FAQ
1.CUDA out of memory
- when starting the service:
- Check the minimum number of deployment GPUs corresponding to the model and quantification method. If it is not met, increase the number of deployment GPUs.
-
If CUDAGraph is enabled, try to reserve more GPU memory for CUDAGraph by lowering
gpu_memory_utilization, or reduce the GPU memory usage of CUDAGraph by reducingmax_num_seqsand settingcudagraph_capture_sizes。 -
during service operation:
- Check whether there is information similar to the following in the log. If so, it is usually caused by insufficient output blocks. You need to reduce
kv-cache-ratio
need_block_len: 1, free_list_len: 0
step max_id: 2, max_num: 133, encoder block len: 24
recover seq_id: 2, free_list_len: 144, used_list_len: 134
need_block_len: 1, free_list_len: 0
step max_id: 2, max_num: 144, encoder_block_len: 24
It is recommended to enable the service management global block. You need add environment variables before starting the service.
export ENABLE_V1_KVCACHE_SCHEDULER=1
2.Poor model performance
- First, check whether the output length meets expectations and whether it is caused by excessive decoding length. If the output is long, please check whether there is similar information as follows in the log. If so, it is usually caused by insufficient output blocks and you need to reduce
kv-cache-ratio
need_block_len: 1, free_list_len: 0
step max_id: 2, max_num: 133, encoder block len: 24
recover seq_id: 2, free_list_len: 144, used_list_len: 134
need_block_len: 1, free_list_len: 0
step max_id: 2, max_num: 144, encoder_block_len: 24
It is also recommended to enable the service management global block. You need add environment variables before starting the service.
export ENABLE_V1_KVCACHE_SCHEDULER=1
- Check whether the KVCache blocks allocated by the automatic profile are as expected. If the automatic profile is affected by the fluctuation of video memory and may result in less allocation, you can manually set the
num_gpu_blocks_overrideparameter to expand the KVCache block.
3. How much concurrency can the service support?
- It is recommended to configure the following environment variable when deploying the service:
export ENABLE_V1_KVCACHE_SCHEDULER=1
-
When starting the service, you need to configure
max-num-seqs. This parameter specifies the maximum batch size during the Decode phase. If the concurrency exceeds this value, the extra requests will be queued. Under normal circumstances, you can setmax-num-seqsto 128 to keep it relatively high; the actual concurrency is determined by the load-testing client. -
max-num-seqsrepresents only the upper limit you configure. The actual concurrency the service can handle depends on the size of the KVCache. After the service starts, checklog/worker_process.logand look for logs similar to:
num_blocks_global: 17131
This indicates that the current service has 17131 KVCache blocks.

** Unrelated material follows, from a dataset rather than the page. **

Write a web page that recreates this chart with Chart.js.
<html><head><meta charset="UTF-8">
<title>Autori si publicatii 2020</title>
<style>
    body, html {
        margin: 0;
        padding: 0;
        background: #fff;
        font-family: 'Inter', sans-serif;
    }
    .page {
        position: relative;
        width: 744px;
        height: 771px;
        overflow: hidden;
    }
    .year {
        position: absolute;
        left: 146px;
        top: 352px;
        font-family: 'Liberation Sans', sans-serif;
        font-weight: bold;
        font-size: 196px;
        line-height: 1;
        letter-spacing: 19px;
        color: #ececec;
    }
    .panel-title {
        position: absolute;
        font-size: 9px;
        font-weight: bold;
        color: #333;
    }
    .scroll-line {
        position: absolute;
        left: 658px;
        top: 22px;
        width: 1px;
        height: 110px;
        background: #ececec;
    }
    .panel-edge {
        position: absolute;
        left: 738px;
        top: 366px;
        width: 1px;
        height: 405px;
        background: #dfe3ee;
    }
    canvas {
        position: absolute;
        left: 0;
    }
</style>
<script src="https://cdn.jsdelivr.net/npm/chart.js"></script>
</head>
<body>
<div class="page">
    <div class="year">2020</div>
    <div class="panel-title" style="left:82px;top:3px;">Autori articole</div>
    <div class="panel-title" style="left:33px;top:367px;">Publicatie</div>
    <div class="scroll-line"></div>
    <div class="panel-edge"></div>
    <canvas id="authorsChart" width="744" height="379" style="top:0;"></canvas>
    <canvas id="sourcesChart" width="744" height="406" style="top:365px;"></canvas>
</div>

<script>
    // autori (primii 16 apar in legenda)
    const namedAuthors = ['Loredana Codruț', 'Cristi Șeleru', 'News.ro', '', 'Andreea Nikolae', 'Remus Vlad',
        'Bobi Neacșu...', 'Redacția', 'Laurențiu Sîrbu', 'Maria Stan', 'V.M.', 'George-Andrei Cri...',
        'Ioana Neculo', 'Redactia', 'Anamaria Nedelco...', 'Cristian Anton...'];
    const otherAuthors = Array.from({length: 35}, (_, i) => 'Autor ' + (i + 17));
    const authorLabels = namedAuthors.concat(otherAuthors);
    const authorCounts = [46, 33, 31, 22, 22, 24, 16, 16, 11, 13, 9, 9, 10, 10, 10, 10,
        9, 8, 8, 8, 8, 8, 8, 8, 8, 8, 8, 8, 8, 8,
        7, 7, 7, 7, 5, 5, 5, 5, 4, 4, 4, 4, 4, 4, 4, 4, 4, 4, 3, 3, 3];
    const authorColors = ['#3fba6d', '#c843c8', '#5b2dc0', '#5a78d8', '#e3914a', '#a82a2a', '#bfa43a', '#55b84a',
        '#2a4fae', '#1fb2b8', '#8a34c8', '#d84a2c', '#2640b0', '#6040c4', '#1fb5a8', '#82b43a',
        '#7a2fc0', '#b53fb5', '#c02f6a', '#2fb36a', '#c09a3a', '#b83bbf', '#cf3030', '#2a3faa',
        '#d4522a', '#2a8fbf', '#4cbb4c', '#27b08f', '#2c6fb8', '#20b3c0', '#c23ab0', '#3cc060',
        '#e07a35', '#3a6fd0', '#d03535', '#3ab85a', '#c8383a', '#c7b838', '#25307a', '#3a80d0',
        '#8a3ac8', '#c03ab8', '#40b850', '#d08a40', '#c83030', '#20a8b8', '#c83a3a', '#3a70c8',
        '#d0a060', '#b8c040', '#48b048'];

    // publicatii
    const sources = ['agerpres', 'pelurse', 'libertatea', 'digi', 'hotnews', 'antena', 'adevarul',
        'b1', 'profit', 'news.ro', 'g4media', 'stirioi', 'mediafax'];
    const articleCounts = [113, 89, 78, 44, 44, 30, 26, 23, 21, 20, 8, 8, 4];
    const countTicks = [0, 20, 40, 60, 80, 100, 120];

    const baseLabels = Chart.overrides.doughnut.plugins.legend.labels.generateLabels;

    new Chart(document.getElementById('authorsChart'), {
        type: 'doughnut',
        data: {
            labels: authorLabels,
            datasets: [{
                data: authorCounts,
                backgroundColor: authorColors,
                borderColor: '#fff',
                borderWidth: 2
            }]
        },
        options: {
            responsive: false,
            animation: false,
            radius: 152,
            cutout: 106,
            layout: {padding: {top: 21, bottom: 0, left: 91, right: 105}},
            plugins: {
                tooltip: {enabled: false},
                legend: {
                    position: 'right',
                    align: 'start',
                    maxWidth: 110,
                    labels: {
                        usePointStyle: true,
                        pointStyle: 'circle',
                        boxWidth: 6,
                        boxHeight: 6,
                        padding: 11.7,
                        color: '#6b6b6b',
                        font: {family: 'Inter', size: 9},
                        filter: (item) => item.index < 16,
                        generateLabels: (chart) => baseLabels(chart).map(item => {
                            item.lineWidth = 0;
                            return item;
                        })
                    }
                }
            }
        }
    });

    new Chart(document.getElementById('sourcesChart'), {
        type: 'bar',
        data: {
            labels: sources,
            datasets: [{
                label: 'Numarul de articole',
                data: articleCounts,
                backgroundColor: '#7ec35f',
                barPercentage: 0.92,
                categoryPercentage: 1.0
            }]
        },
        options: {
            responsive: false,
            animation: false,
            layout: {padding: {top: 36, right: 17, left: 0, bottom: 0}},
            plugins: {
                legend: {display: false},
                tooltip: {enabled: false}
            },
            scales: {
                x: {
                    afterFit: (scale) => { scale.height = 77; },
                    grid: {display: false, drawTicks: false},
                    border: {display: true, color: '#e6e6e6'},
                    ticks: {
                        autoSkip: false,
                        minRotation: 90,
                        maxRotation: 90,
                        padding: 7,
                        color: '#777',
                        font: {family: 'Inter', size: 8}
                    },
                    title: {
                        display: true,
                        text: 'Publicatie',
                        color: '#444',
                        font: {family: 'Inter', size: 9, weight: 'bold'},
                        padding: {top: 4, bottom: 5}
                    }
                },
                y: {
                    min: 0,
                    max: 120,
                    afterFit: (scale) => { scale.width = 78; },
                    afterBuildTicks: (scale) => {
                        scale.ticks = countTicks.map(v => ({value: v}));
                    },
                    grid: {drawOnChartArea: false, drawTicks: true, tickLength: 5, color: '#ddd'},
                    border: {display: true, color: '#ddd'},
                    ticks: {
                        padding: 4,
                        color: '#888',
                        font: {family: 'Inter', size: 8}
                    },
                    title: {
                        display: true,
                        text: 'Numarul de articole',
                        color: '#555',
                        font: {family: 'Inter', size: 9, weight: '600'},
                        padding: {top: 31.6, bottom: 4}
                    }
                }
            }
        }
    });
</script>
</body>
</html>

With block_size = 64 (default), the total number of tokens that can be cached is:
17131 * 64 = 1,096,384 tokens
If the average total number of tokens per request (input + output) is 20K, then the service can actually support approximately:
1,096,384 / 20,000 ≈ 53 concurrent requests
4. Inference Request Stalls After Enabling logprobs
When logprobs is enabled, the inference output includes the log-probability of each token, which significantly increases the size of each message body. Under default settings, this may exceed the limits of the System V Message Queue, causing the inference request to stall.

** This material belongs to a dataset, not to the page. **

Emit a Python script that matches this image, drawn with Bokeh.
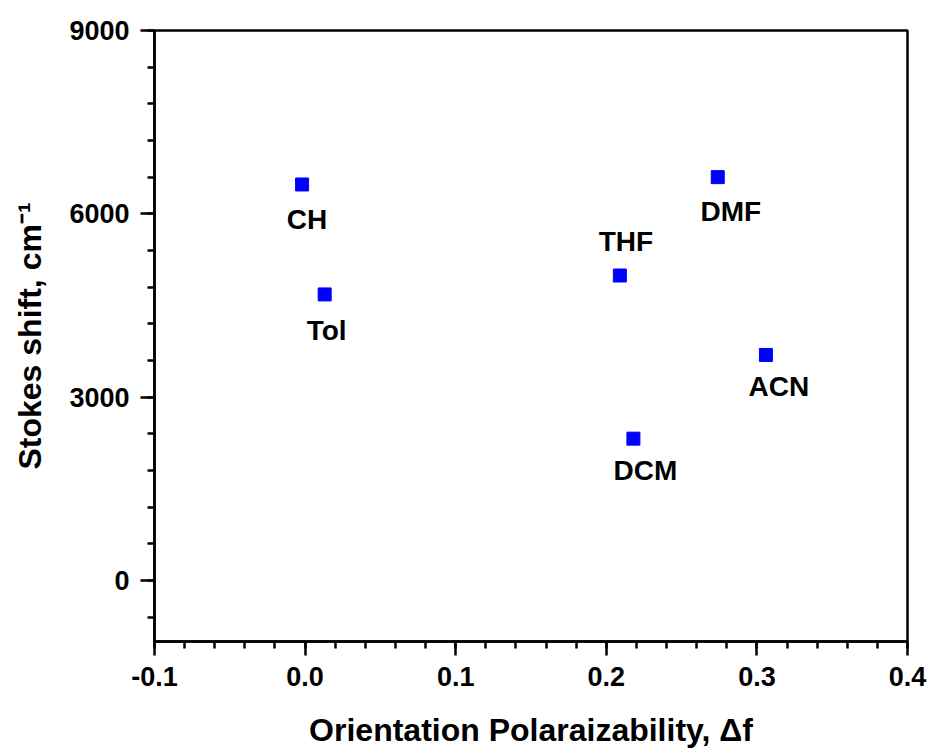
from bokeh.plotting import figure
from bokeh.models import ColumnDataSource, LinearAxis, FixedTicker, Range1d
from bokeh.core.properties import value
from bokeh.embed import file_html
from bokeh.resources import INLINE

solvents = ["CH", "Tol", "THF", "DCM", "DMF", "ACN"]
delta_f = [-0.002, 0.013, 0.209, 0.218, 0.274, 0.306]
stokes_shift = [6480, 4680, 4990, 2320, 6600, 3690]

x_ticks = [-0.1, 0.0, 0.1, 0.2, 0.3, 0.4]
x_tick_labels = ["-0.1", "0.0", "0.1", "0.2", "0.3", "0.4"]
y_ticks = [0, 3000, 6000, 9000]
y_tick_labels = ["0", "3000", "6000", "9000"]

# label placement (style only, screen pixels; positive dy = downwards)
label_dx = [5, 2, 6, 12, 13, 13]
label_dy = [35, 36, -34, 32, 34, 32]

FONT = "Liberation Sans"

p = figure(width=930, height=748, output_backend="svg", toolbar_location=None,
           x_range=Range1d(-0.1, 0.4), y_range=Range1d(-1000, 9000),
           min_border_left=154, min_border_right=23, min_border_top=30, min_border_bottom=107,
           x_axis_location=None, y_axis_location=None)
p.frame_width = 753
p.frame_height = 611
p.xgrid.visible = False
p.ygrid.visible = False
p.outline_line_color = "black"
p.outline_line_width = 2.5
p.background_fill_color = "white"
p.border_fill_color = "white"

x_minor = [round(-0.1 + 0.02 * i, 4) for i in range(26)]
y_minor = [-600 + 600 * i for i in range(17)]

def style(ax):
    ax.axis_line_width = 2.5
    ax.axis_line_color = "black"
    ax.major_tick_line_width = 2.5
    ax.minor_tick_line_width = 2.5
    ax.major_tick_out = 14
    ax.major_tick_in = 0
    ax.minor_tick_out = 7
    ax.minor_tick_in = 0
    ax.major_label_text_font = FONT
    ax.major_label_text_font_style = "bold"
    ax.major_label_text_font_size = "27px"
    ax.major_label_text_color = "black"
    ax.axis_label_text_font = FONT
    ax.axis_label_text_font_style = "bold"
    ax.axis_label_text_font_size = "32px"
    ax.axis_label_text_color = "black"

xb = LinearAxis(ticker=FixedTicker(ticks=x_ticks, minor_ticks=x_minor),
                axis_label="Orientation Polaraizability, \u0394f")
style(xb)
xb.major_label_overrides = {t: s for t, s in zip(x_ticks, x_tick_labels)}
xb.major_label_standoff = 11
xb.axis_label_standoff = 23
p.add_layout(xb, "below")

yl = LinearAxis(ticker=FixedTicker(ticks=y_ticks, minor_ticks=y_minor),
                axis_label="Stokes shift, cm\u207b\u00b9")
style(yl)
yl.major_label_overrides = {t: s for t, s in zip(y_ticks, y_tick_labels)}
yl.major_label_standoff = 11
yl.axis_label_standoff = 18
p.add_layout(yl, "left")

src = ColumnDataSource(dict(x=delta_f, y=stokes_shift, name=solvents,
                            dx=label_dx, dy=label_dy))
p.scatter("x", "y", source=src, marker="square", size=13, fill_color="#0000FF",
          line_color="#0000FF")
p.text("x", "y", text="name", source=src, x_offset="dx", y_offset="dy",
       text_align="center", text_baseline="middle",
       text_font=value(FONT), text_font_style="bold", text_font_size="28px",
       text_color="black")

open("out.html", "w").write(file_html(p, INLINE))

The increase in message size differs between MTP and non-MTP modes. The calculations are shown below.
Message Size Calculation
- Non-MTP + logprobs enabled Size of a single message:
((512 * (20 + 1)) + 2) * 8
+ 512 * (20 + 1) * 4
+ 512 * 8
= 133136 bytes
- MTP + logprobs enabled Size of a single message:
(512 * 6 * (20 + 1) + 512 + 3) * 8
+ 512 * 6 * (20 + 1) * 4
+ 512 * 6 * 8
= 802840 bytes
Root Cause
Running ipcs -l typically shows the default System V message queue limits:
------ Messages Limits --------
max queues system wide = 32000
max size of message (bytes) = 8192
default max size of queue (bytes) = 16384
If a single message exceeds the max size of message limit (usually 8192 bytes), inter-process communication becomes blocked, causing the inference task to stall.
Solution
Increase the System V message queue size limits.
Since message sizes can approach 800 KB in MTP mode, it is recommended to increase the maximum message size to at least 1 MB (1048576 bytes).
Use the following commands on Linux:
# Increase maximum size of a single message
sysctl -w kernel.msgmax=1048576
# Increase maximum capacity of a message queue
sysctl -w kernel.msgmnb=268435456
Note: If running inside a Docker container, privileged mode (
--privileged) is required, or you must explicitly set these kernel parameters via container startup options.
Deprecation Notice
This System V message queue–based communication mechanism will be deprecated in future releases. Subsequent versions will migrate to a more robust communication method that eliminates the limitations described above.